Na das freut uns aber das Du uns gefunden hast und so viel Erfahrung mitbringst 
Deine Teiche find ich Prima  
Da können wir ja noch auf weitere schöne Fotos hoffen .

lg
axel


----------



## Glückskind (4. Okt. 2009)

*AW: Hallöchen bin neu hier*

Hallo Atze ....super schön dein Teich! Wir Plannen im Frühjahr auch einen Koiteich...haben aber noch nicht so viel erfahrung........darum habe ich uns hier angemeldet. Habe schon viel wissenswertes hier gelesen....Unsere Filteranlage haben wir durch schliessung von Gartencenter für 400 Euro gekauft...Oase 36...ist schon mal eine gute basis..........Hast du auch oasefilter in der ecke stehen? Sieht so aus......Wie weit entfernt muss die Pumpe im wasser vom Filter sein?.....In der mitte vom Wasser?....Wir planen ca. 25-30000 Liter...wenns die <bodenverhältnisse zulassen....Wie tief ist dein Teich etwa......

Gruss Gabi


----------



## Udo (4. Okt. 2009)

*AW: Hallöchen bin neu hier*

 bis zu 400 pro jahr !! was machst du den mit den vielen kois ?

gruß udo


----------



## Atze110 (4. Okt. 2009)

*AW: Hallöchen bin neu hier*

och ich Inseriere fleissig im Sommer, das ich die aus der Hobbyzucht günstig abgebe.
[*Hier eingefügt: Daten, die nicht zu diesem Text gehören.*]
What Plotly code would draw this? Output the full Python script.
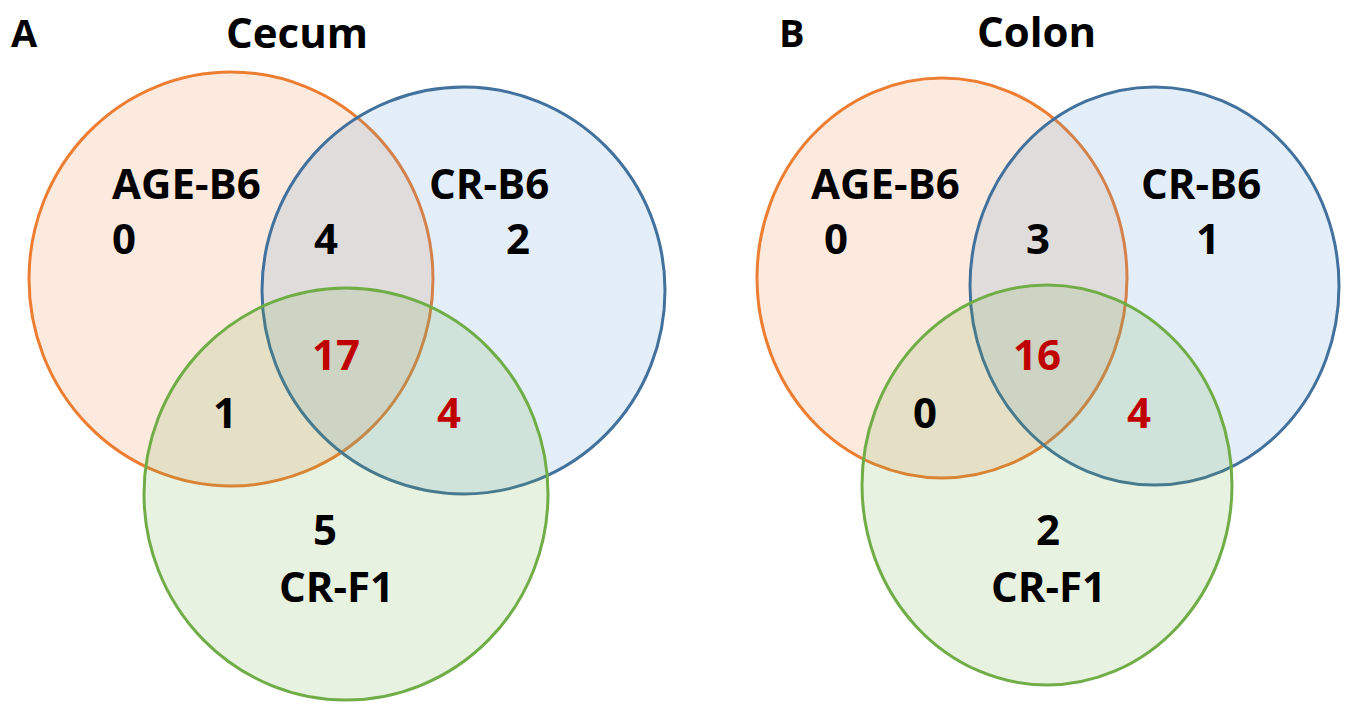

So manch schöner Koi ist dabei schon herausgekommen. Von manchen kann ich mich so gar nicht trennen...seufz
Bis jetzt bin ich die immer los geworden. 
So finanziere ich mir mein Hobby.
ich find das ok so.
Lg
Atze


----------



## Atze110 (4. Okt. 2009)

*AW: Hallöchen bin neu hier*



Glückskind schrieb:


> Hallo Atze ....super schön dein Teich! Wir Plannen im Frühjahr auch einen Koiteich...haben aber noch nicht so viel erfahrung........darum habe ich uns hier angemeldet. Habe schon viel wissenswertes hier gelesen....Unsere Filteranlage haben wir durch schliessung von Gartencenter für 400 Euro gekauft...Oase 36...ist schon mal eine gute basis..........Hast du auch oasefilter in der ecke stehen? Sieht so aus......Wie weit entfernt muss die Pumpe im wasser vom Filter sein?.....In der mitte vom Wasser?....Wir planen ca. 25-30000 Liter...wenns die <bodenverhältnisse zulassen....Wie tief ist dein Teich etwa......
> 
> Gruss Gabi



Hallo Gabi,
ich nehme gem. deinen Ausführungen an, das Du einen Pumpengespeisten Filter betreiben willst, ? 
Einen oase Biotec 36....der ist schon ok..... 
Nur muss ich am Anfang immer zu bedenken geben, dass wenn Ihr einen neuen Teich plant, solltet Ihr auch darüber nachdenken, einen Schwerkraftfilter zu instalieren. Das hat mehrer Vorteile, zum einen spart Euch das ne Menge an Stromkosten. Da ihr nur eine kleine Pumpe in der letzten Kammer benötigt.Zum anderen wird der Filter ebenerdig eingegraben und die "hässlichen" Filter am Teichrand fallen weg. Müsst Ihr Euch mal umschauen wo es die Dinge zu kaufen gibt. Wie gesagt ist nur ein Tipp von mir. Sollte ich jemals neu bauen, gibt es ein anderes __ Filtersystem. Ich bin zwar sehr zufrieden mit meiner Konstruktion, aber ich wäre kein bastler wenn ich es nicht noch verbessern könnte....grins
Mein Biotec 18 habe ich nur nach einem Skimmer geschaltet. Er ist quasi mein Grobfilter. Im Skimmer habe ich eine Aquamax10000 eingebaut.Die Pumpt aus dem Skimmer das Wasser in den ca.10Meter entfernten Biotec 18. 
Da der Biotec 18 eher ein Spielzeugfilter ist bemesse ich diesem System nicht so viel Beachtung. Wie gesagt er ist nur ein Grobschmutzabscheider. 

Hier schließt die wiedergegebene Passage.